The Fear of the Call:
It’s natural to feel a sense of resistance or fear when faced with a “Call to Adventure.” Change can be unsettling. We might worry about making mistakes, about not knowing what to do, or about the discomfort of stepping outside our familiar routines.
Recognise these fears, but don’t let them paralyse you. Remember that growth often lies just beyond the edge of our comfort zone. Embracing the “Call to Adventure” isn’t about having all the answers; it’s about being willing to seek them, to learn, and to evolve.
The Rewards of Answering the Call:
While the journey might have its challenges, the rewards of answering the “Call to Adventure” in your parenting are immense. You’ll build stronger, more authentic relationships with your children. You’ll grow as an individual.
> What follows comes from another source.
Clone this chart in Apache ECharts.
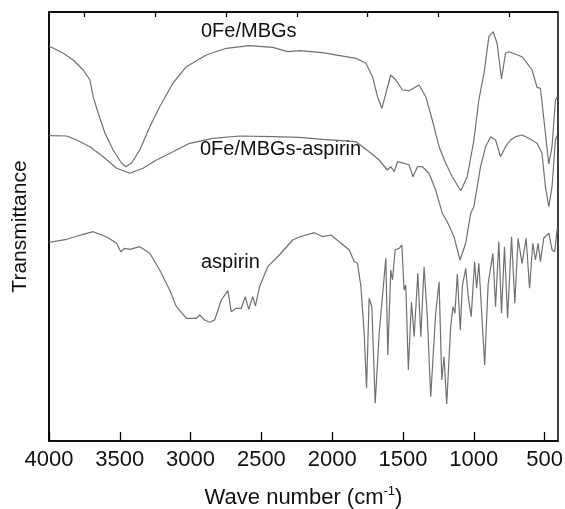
<!DOCTYPE html>
<html>
<head>
<meta charset="utf-8">
<script src="https://cdn.jsdelivr.net/npm/echarts@6/dist/echarts.min.js"></script>
<style>html,body{margin:0;padding:0;background:#fff}#c{width:565px;height:509px}</style>
</head>
<body>
<div id="c"></div>
<script>
// Wavenumber (cm-1) and relative transmittance (arbitrary units, offset traces)
const mbgsWave = [4000,3899,3829,3758,3711,3688,3653,3605,3547,3488,3457,3417,3359,3288,3218,3124,3030,2889,2748,2584,2420,2314,2232,2070,1832,1762,1715,1680,1649,1621,1586,1550,1504,1457,1386,1339,1293,1245,1198,1152,1092,1046,999,964,928,893,863,835,804,776,752,659,588,553,529,494,470,447,423,410];
const mbgsT    = [395,387.7,381,371,361,344.3,328,308,291,278,274.3,278,291,314.3,334.3,358,374.3,386,392.7,395.3,393.7,389.3,390.3,388.3,382.7,377.7,364.3,344.3,332.7,347.7,366,361,351,350.3,356,344.3,321,294.3,277.7,264.3,250.3,264.3,301,341,367.7,404.3,409.3,397.7,362,387.7,389.3,384.3,371,353.7,352.7,307.7,277,294.3,341,344.3];

const mbgsAspWave = [4000,3875,3805,3711,3617,3523,3429,3336,3241,3124,3007,2842,2654,2420,2232,2067,1832,1739,1668,1610,1586,1562,1539,1492,1457,1429,1398,1363,1316,1269,1222,1187,1140,1097,1057,1022,999,952,916,881,846,811,776,740,705,659,611,553,518,494,470,447,423,410];
const mbgsAspT    = [305.3,305,301,294.3,284.3,272.7,267.7,272.7,281,289.3,297.7,302.7,305,304.3,303.7,301.7,299.3,289.3,281,271,274.3,269.3,279.3,277.7,276,264.3,274.3,274.3,267.7,251,227.7,219.3,204.3,181,197.7,227.7,234.3,274.3,294.3,304.3,301,284.3,294.3,301,304.3,306,302.7,297.7,287.7,254.3,234.3,254.3,301,306];

const aspWave = [4000,3875,3758,3688,3594,3523,3493,3465,3429,3359,3288,3218,3148,3100,3030,2959,2936,2901,2866,2830,2783,2737,2713,2678,2642,2614,2589,2561,2542,2513,2455,2373,2279,2232,2126,2067,2008,1950,1879,1844,1821,1797,1774,1757,1739,1720,1696,1668,1645,1621,1607,1586,1574,1555,1527,1508,1492,1480,1462,1440,1421,1395,1374,1351,1328,1304,1269,1245,1226,1210,1191,1163,1147,1133,1116,1095,1081,1057,1039,1018,994,980,964,923,898,865,846,823,804,783,761,733,710,687,659,630,606,583,564,546,529,506,470,447,428,410];
const aspT    = [198.7,201.7,206.7,209.3,204.3,197.7,189.3,192.7,191.7,194.3,187.7,171,151,134.3,122.7,122.7,126,121,118.7,121,141,150.3,129.3,132.7,132.7,144.3,131.7,144.3,135,154.3,174.3,186,201,204,208.3,204.3,206,199.3,191,179.3,177.7,154.3,107.7,52.7,142.7,134.3,37.7,107.7,144.3,182.7,86,171,161,191,192.7,196,151,156,71,139.3,104.3,167.7,104.3,174.3,124.3,44.3,127.7,159.3,61,84.3,37,114.3,134.3,127.7,167,111,154.3,172.7,144.3,124.3,179.3,152.7,177.7,76,157.7,187.7,134.3,199.3,127.7,194.3,122.7,204.3,137.7,202.7,177.7,202.7,152.7,197.7,181,197.7,179.3,202.7,207.7,191,189.3,212.7];

const majorTicks = [500,1000,1500,2000,2500,3000,3500,4000];
const minorTicks = [750,1250,1750,2250,2750,3250,3750];
const seriesNames = ['0Fe/MBGs','0Fe/MBGs-aspirin','aspirin'];

const zip = (a,b) => a.map((x,i)=>[x,b[i]]);
const FONT = 'Liberation Sans, Arial, sans-serif';
const lineColor = '#707070';

const chart = echarts.init(document.getElementById('c'), null, {renderer:'canvas'});
const baseX = {
  type:'value', inverse:true, min:405, max:4000,
  splitLine:{show:false}, axisLine:{show:true, lineStyle:{color:'#000', width:1.5}}
};
chart.setOption({
  animation:false,
  backgroundColor:'#fff',
  grid:{left:49, right:7, top:12, bottom:68, outerBoundsMode:'none', containLabel:false, show:true, borderColor:'#000', borderWidth:1.5, backgroundColor:'transparent'},
  xAxis:[
    Object.assign({}, baseX, {
      name:'{a|Wave number (cm}{b|-1}{a|)}', nameLocation:'middle', nameGap:44,
      nameTextStyle:{rich:{a:{fontSize:22, fontFamily:FONT, color:'#111'}, b:{fontSize:13, fontFamily:FONT, color:'#111', padding:[0,0,12,0]}}},
      axisTick:{show:true, inside:true, length:9, lineStyle:{color:'#000', width:1.3}, customValues:majorTicks},
      axisLabel:{show:true, fontSize:22, fontFamily:FONT, color:'#111', margin:8, customValues:majorTicks, formatter:v=>String(v)}
    }),
    Object.assign({}, baseX, {
      axisTick:{show:true, inside:true, length:5, lineStyle:{color:'#000', width:1.3}, customValues:minorTicks},
      axisLabel:{show:false}
    })
  ],
  yAxis:{
    type:'value', min:0, max:429, name:'Transmittance', nameLocation:'middle', nameGap:18,
    nameTextStyle:{fontSize:21, fontFamily:FONT, color:'#111'},
    axisLabel:{show:false}, axisTick:{show:false}, splitLine:{show:false},
    axisLine:{show:true, lineStyle:{color:'#000', width:1.5}}
  },
  series:[
    {name:seriesNames[0], type:'line', showSymbol:false, data:zip(mbgsWave,mbgsT), lineStyle:{color:lineColor, width:1.2}},
    {name:seriesNames[1], type:'line', showSymbol:false, data:zip(mbgsAspWave,mbgsAspT), lineStyle:{color:lineColor, width:1.2}},
    {name:seriesNames[2], type:'line', showSymbol:false, data:zip(aspWave,aspT), lineStyle:{color:lineColor, width:1.2}}
  ],
  graphic:[
    {type:'text', left:201, top:21, style:{text:seriesNames[0], font:'20px '+FONT, fill:'#111'}},
    {type:'text', left:200, top:139, style:{text:seriesNames[1], font:'20px '+FONT, fill:'#111'}},
    {type:'text', left:201, top:252, style:{text:seriesNames[2], font:'20px '+FONT, fill:'#111'}}
  ]
});
</script>
</body>
</html>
You’ll create a more harmonious and supportive family environment. And you’ll become a more effective and authentic leader in your own home.
In Conclusion:
The “Call to Adventure” in parenting isn’t a one-time event; it’s a recurring theme throughout our journey. As our children grow and change, as our family dynamics evolve, we will inevitably face moments that challenge our current approach. The key is to cultivate the awareness, the courage, and the willingness to recognise these calls and to embark on the necessary journey of growth.
Authentic leadership in the family isn’t about having all the answers or being the perfect parent. It’s about being present, being willing to learn, and being brave enough to evolve alongside your children. So, listen closely, trust your gut, and embrace the adventure. The most rewarding growth often happens when we answer the call.